>> begin
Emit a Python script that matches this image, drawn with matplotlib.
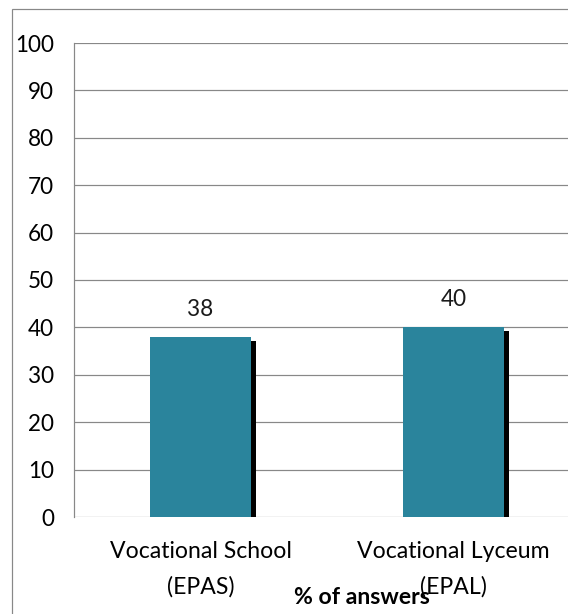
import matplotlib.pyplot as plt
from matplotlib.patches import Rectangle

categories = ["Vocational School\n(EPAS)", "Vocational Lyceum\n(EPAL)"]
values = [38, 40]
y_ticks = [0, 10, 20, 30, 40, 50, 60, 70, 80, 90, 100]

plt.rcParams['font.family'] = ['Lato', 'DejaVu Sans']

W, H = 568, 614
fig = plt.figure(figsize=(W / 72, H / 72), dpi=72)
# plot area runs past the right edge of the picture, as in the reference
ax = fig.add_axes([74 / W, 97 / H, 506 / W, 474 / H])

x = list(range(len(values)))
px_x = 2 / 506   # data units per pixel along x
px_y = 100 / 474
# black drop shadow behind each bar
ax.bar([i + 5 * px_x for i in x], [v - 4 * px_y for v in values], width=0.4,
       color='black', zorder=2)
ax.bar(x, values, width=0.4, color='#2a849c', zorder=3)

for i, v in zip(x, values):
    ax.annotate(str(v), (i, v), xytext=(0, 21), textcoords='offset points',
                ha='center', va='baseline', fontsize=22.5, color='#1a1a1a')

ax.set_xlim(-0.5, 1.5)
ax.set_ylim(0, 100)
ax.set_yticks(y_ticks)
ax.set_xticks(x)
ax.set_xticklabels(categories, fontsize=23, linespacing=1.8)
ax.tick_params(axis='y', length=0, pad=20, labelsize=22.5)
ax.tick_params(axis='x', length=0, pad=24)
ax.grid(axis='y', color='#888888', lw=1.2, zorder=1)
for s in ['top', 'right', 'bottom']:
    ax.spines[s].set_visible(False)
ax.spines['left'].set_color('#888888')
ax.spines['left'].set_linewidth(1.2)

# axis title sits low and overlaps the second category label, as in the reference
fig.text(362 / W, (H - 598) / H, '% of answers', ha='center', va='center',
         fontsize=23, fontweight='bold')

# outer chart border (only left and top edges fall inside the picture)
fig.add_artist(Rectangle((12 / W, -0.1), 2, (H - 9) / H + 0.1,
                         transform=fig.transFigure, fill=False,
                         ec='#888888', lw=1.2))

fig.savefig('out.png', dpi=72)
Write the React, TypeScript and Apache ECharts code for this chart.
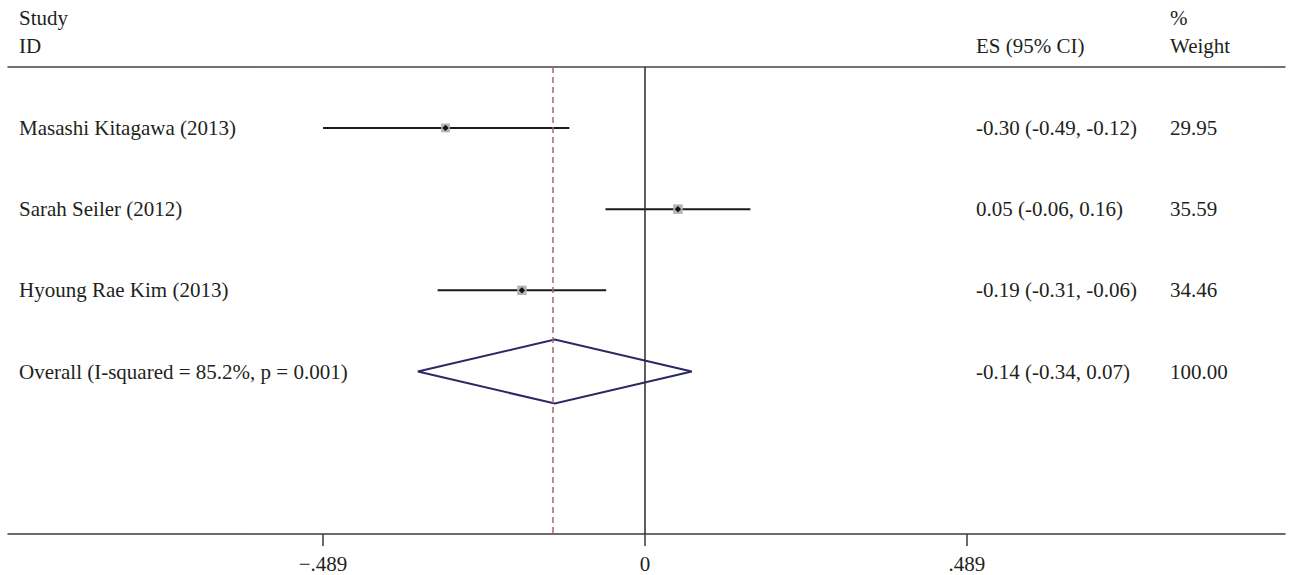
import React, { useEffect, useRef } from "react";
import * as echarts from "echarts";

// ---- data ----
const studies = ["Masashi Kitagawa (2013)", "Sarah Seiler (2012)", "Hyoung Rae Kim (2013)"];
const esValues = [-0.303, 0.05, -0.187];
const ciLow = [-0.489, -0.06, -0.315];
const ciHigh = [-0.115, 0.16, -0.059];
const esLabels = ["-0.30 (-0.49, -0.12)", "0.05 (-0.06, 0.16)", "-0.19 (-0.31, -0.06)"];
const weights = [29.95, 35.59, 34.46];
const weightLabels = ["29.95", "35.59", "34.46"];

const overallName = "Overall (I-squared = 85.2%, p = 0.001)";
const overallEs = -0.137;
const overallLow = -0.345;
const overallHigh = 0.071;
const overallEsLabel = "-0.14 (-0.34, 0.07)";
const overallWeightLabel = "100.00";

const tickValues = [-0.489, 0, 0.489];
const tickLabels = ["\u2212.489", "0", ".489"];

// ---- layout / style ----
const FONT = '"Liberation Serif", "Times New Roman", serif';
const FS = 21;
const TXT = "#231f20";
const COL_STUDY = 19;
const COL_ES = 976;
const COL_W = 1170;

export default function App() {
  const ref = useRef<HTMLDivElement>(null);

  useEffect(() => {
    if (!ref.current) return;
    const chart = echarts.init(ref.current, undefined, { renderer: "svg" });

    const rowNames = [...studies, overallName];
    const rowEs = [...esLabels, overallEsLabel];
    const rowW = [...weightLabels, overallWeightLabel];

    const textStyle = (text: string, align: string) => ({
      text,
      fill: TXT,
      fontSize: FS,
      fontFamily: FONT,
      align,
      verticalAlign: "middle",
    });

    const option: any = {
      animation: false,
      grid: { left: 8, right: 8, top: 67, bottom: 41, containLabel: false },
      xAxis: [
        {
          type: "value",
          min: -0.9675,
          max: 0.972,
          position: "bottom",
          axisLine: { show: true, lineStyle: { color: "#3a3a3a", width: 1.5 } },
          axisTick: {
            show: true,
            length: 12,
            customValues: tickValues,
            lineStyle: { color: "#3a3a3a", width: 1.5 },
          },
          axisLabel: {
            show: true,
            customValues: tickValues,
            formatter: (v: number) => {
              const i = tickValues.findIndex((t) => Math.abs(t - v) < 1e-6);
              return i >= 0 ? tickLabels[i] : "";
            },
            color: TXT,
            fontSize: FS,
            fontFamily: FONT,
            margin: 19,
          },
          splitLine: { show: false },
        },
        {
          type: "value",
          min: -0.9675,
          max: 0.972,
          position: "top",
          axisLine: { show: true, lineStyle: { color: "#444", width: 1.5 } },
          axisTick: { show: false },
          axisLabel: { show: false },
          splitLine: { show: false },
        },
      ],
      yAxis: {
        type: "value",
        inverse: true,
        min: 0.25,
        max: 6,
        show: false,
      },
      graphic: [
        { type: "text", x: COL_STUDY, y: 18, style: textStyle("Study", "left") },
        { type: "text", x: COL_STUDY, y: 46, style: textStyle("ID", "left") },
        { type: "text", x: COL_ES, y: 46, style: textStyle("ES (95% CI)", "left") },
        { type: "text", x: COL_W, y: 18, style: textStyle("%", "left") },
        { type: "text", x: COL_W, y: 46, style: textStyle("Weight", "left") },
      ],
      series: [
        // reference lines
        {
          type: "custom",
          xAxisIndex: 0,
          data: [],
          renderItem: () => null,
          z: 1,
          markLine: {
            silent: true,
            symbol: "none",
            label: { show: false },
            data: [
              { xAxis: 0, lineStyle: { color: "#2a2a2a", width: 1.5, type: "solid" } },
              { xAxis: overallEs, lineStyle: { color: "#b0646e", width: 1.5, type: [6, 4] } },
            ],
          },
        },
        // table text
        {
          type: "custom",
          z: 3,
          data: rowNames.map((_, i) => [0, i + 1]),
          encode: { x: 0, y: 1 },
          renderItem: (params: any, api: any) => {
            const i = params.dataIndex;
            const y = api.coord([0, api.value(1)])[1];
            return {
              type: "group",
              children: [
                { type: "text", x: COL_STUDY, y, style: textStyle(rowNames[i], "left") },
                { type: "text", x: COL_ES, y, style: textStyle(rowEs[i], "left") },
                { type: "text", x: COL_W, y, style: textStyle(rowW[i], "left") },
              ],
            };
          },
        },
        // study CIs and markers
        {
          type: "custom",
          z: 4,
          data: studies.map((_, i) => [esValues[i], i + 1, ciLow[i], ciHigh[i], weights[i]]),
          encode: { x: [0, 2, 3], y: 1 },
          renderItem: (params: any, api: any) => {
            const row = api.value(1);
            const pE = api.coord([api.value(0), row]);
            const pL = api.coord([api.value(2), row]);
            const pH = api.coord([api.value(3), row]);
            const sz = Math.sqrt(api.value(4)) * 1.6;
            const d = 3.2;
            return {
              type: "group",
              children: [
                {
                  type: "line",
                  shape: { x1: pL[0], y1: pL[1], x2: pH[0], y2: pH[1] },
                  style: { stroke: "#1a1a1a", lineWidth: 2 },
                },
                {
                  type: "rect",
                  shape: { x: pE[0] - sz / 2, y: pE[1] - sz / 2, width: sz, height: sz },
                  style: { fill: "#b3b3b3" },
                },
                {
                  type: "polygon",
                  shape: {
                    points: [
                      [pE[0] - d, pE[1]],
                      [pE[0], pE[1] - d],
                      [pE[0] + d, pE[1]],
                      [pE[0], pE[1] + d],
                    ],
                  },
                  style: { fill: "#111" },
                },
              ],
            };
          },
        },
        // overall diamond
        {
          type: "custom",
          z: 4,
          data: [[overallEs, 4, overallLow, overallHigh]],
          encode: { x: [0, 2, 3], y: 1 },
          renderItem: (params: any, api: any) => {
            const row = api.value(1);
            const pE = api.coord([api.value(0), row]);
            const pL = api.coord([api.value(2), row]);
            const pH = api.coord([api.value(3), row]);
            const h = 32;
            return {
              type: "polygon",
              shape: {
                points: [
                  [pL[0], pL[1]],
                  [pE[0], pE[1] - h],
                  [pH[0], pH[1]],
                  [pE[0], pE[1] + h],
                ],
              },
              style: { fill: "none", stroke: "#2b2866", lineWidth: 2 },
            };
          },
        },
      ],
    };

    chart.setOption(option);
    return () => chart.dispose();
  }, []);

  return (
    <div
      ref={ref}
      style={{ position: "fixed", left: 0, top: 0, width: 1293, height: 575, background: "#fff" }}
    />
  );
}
>> end
**Short exercise**. From the material above, copy each line that includes the word "this".

**Response**.
Emit a Python script that matches this image, drawn with matplotlib.
Write the React, TypeScript and Apache ECharts code for this chart.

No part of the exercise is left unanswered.